Several kinds of companies have begun offering EV fleet-charging services, though they have yet to develop all of the capabilities described above. Solar-power companies have ventured into the business, generally with solutions that target individual vehicle owners rather than fleet operators. A segment of solar companies, solar carport providers, serves commercial and municipal fleets. But few of those offer substantial storage capacity, and their off-grid systems carry high balance-of-system costs (required costs related to hardware, software, and services other than the solar panel or battery).
Utility companies manage most customer touchpoints and data, so they are well positioned to market new offerings. However, in the United States, about 60 percent of US power demand is found in competitive generation markets, where offering integrated charging services is difficult because power producers and distribution utilities must be separate companies.

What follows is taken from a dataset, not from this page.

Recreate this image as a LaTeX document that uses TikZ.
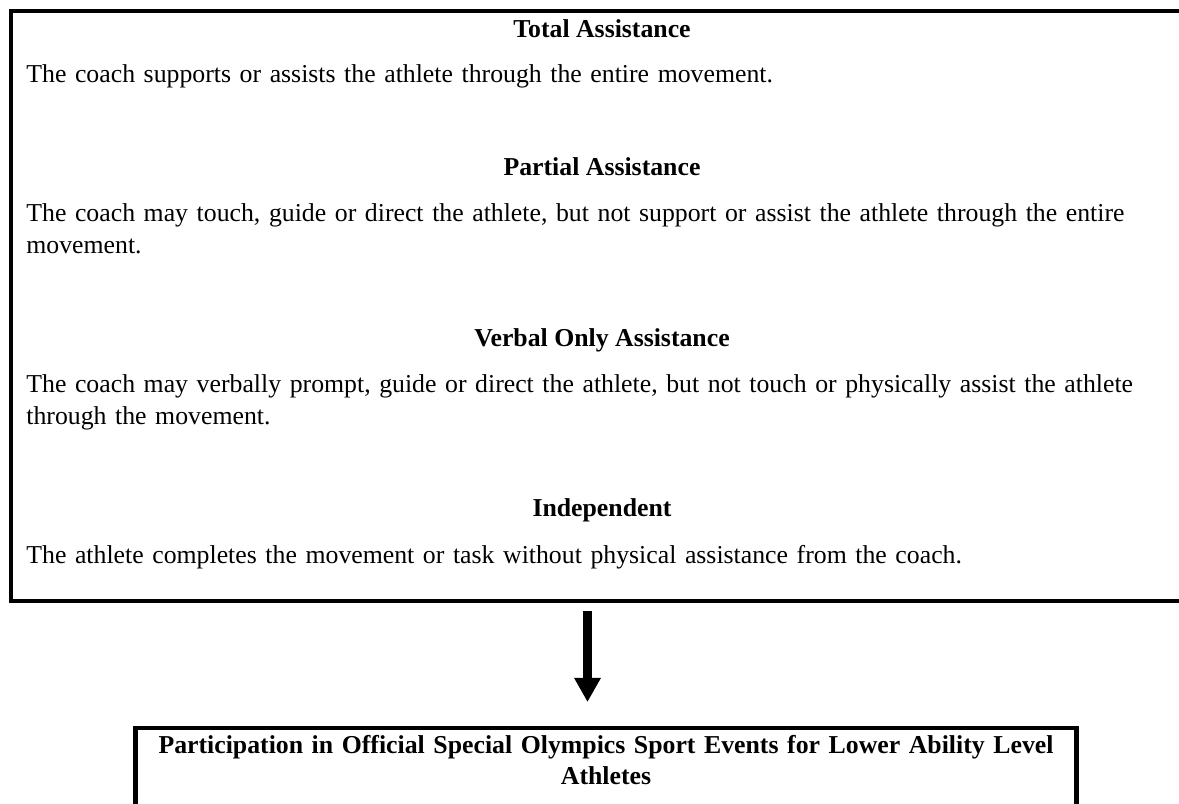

Makers of EV charging equipment are moving further downstream into energy management and operations, but few of them generate power. Nor do providers of energy-management services.
Companies that wish to provide EV fleet operators with charging services will need to look beyond existing business models. It may require an investor or a well-capitalized business to combine multiple entities into one with all the right capabilities, or complementary businesses to join forces in a partnership.